** start of Exercise input **

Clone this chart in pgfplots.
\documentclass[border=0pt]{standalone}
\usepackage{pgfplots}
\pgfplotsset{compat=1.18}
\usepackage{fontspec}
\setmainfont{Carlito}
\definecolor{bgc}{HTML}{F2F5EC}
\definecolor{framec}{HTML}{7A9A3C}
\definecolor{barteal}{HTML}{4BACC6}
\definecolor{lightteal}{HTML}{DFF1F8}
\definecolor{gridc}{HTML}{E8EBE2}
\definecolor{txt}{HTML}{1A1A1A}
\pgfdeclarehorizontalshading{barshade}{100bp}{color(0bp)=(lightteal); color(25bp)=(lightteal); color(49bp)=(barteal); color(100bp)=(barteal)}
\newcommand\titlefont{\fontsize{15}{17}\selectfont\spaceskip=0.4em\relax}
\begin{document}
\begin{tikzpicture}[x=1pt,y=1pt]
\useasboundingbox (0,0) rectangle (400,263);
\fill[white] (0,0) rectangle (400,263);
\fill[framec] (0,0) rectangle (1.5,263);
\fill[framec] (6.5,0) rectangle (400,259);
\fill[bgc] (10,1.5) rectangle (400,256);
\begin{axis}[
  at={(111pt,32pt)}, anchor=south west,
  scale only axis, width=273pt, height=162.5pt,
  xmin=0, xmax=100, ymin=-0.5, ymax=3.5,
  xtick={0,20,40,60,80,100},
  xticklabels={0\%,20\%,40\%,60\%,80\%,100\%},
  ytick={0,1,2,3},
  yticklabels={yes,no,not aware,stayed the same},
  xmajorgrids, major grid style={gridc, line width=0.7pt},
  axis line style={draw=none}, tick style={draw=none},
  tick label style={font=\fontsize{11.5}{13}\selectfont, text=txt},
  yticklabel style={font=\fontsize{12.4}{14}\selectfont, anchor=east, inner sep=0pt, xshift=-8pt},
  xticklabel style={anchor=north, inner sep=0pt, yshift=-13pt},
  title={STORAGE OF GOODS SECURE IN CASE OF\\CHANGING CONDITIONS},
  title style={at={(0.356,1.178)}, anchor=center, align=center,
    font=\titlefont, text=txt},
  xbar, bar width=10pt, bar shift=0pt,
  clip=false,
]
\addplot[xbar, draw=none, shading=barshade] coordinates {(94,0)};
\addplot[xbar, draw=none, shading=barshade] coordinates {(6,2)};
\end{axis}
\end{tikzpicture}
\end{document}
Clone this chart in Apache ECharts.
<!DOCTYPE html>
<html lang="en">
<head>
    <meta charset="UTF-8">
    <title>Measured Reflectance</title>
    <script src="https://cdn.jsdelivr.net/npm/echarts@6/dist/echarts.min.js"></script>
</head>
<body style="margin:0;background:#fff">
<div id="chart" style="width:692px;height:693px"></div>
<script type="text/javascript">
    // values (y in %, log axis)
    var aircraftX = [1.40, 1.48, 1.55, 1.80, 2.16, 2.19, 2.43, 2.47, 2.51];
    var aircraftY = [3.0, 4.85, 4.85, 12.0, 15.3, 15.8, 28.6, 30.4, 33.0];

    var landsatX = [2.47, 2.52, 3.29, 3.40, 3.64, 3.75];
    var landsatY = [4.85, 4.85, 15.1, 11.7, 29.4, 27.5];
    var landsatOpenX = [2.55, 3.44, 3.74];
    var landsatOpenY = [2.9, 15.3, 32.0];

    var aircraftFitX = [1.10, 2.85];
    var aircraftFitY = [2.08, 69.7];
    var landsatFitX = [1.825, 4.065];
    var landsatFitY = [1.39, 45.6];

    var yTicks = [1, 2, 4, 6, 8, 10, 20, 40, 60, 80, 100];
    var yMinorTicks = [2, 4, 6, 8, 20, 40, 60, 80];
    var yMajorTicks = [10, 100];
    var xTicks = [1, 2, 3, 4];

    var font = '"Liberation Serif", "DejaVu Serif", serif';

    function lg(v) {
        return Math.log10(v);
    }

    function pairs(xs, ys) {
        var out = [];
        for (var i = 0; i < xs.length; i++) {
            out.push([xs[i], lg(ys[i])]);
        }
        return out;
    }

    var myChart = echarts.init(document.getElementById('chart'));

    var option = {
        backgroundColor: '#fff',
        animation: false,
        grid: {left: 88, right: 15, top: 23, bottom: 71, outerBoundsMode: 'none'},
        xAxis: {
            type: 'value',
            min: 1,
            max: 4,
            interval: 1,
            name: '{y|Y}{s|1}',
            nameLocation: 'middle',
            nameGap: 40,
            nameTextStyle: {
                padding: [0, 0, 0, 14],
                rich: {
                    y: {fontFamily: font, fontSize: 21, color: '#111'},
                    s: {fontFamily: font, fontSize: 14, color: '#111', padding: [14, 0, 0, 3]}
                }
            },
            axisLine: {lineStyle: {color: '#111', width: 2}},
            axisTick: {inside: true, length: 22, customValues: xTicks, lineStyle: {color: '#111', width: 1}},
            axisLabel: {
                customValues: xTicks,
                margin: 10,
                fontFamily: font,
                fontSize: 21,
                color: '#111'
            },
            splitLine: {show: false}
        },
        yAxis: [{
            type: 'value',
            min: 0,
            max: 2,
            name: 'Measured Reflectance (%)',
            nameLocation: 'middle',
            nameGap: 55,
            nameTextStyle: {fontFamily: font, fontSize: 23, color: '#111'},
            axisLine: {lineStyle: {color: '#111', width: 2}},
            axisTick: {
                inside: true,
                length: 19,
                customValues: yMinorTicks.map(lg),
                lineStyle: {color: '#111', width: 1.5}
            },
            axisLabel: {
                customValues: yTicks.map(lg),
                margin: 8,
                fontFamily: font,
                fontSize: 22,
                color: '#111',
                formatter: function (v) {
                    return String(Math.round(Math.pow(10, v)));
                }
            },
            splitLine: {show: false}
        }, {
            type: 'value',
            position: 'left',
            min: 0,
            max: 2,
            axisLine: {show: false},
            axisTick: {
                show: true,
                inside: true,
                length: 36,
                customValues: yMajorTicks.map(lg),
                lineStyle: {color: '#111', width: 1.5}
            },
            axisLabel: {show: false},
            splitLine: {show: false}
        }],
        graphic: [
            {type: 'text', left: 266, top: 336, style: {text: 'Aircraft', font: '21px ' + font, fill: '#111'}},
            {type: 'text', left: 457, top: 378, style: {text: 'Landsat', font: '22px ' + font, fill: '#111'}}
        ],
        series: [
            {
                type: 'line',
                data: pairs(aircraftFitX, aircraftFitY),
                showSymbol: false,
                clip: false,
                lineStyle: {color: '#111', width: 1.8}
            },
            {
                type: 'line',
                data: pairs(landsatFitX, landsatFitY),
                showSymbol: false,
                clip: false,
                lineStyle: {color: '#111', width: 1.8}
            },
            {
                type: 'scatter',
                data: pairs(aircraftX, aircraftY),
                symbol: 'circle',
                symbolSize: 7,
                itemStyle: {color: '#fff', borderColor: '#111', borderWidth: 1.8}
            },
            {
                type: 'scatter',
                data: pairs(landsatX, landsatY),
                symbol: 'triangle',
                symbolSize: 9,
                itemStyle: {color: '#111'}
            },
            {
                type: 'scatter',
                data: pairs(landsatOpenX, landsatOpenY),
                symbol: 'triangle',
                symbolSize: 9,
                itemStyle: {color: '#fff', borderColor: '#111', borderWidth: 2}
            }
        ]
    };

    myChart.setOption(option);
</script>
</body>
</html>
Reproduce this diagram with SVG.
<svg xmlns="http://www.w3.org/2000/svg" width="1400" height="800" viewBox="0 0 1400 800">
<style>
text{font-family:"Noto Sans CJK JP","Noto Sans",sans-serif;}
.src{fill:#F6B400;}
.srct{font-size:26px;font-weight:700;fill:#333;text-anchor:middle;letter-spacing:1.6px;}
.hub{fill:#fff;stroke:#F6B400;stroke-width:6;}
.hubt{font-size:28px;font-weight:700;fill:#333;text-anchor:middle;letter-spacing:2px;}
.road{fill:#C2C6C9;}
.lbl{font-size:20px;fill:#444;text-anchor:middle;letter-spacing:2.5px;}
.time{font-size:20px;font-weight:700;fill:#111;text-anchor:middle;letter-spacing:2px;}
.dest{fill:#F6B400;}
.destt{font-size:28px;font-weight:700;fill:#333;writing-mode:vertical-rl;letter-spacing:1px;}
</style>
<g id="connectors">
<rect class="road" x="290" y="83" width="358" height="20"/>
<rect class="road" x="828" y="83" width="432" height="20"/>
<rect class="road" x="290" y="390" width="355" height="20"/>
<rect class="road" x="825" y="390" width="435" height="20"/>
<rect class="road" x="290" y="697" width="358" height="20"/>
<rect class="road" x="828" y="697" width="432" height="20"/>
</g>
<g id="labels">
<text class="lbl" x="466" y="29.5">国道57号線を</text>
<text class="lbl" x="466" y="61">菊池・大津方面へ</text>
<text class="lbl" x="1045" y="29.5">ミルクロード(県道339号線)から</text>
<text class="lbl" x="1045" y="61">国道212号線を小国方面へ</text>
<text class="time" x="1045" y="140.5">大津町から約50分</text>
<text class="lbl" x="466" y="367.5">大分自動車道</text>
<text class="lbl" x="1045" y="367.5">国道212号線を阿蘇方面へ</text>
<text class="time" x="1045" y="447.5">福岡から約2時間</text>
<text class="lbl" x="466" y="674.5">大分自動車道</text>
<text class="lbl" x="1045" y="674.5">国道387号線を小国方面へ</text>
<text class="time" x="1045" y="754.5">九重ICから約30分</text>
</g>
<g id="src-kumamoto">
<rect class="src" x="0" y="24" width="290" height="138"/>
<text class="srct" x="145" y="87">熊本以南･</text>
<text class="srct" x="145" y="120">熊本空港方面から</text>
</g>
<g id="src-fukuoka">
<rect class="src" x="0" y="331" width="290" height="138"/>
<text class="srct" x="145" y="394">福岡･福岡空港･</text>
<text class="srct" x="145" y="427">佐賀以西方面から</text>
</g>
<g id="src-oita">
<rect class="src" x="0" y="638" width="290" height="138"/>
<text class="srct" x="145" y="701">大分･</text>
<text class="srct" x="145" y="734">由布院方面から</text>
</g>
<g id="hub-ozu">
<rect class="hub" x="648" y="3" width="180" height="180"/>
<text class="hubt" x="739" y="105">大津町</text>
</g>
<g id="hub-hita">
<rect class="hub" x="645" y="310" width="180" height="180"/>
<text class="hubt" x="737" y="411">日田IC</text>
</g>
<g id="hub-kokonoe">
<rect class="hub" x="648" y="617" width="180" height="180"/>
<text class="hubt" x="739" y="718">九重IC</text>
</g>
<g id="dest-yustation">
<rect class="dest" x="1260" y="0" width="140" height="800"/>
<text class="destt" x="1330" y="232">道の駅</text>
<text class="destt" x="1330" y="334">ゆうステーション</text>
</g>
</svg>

** end of Exercise input **

> **Task prompt**
Show all lines in the entries above where the word "this" appears.

> **Answer to the exercise**
Clone this chart in pgfplots.
Clone this chart in Apache ECharts.
Reproduce this diagram with SVG.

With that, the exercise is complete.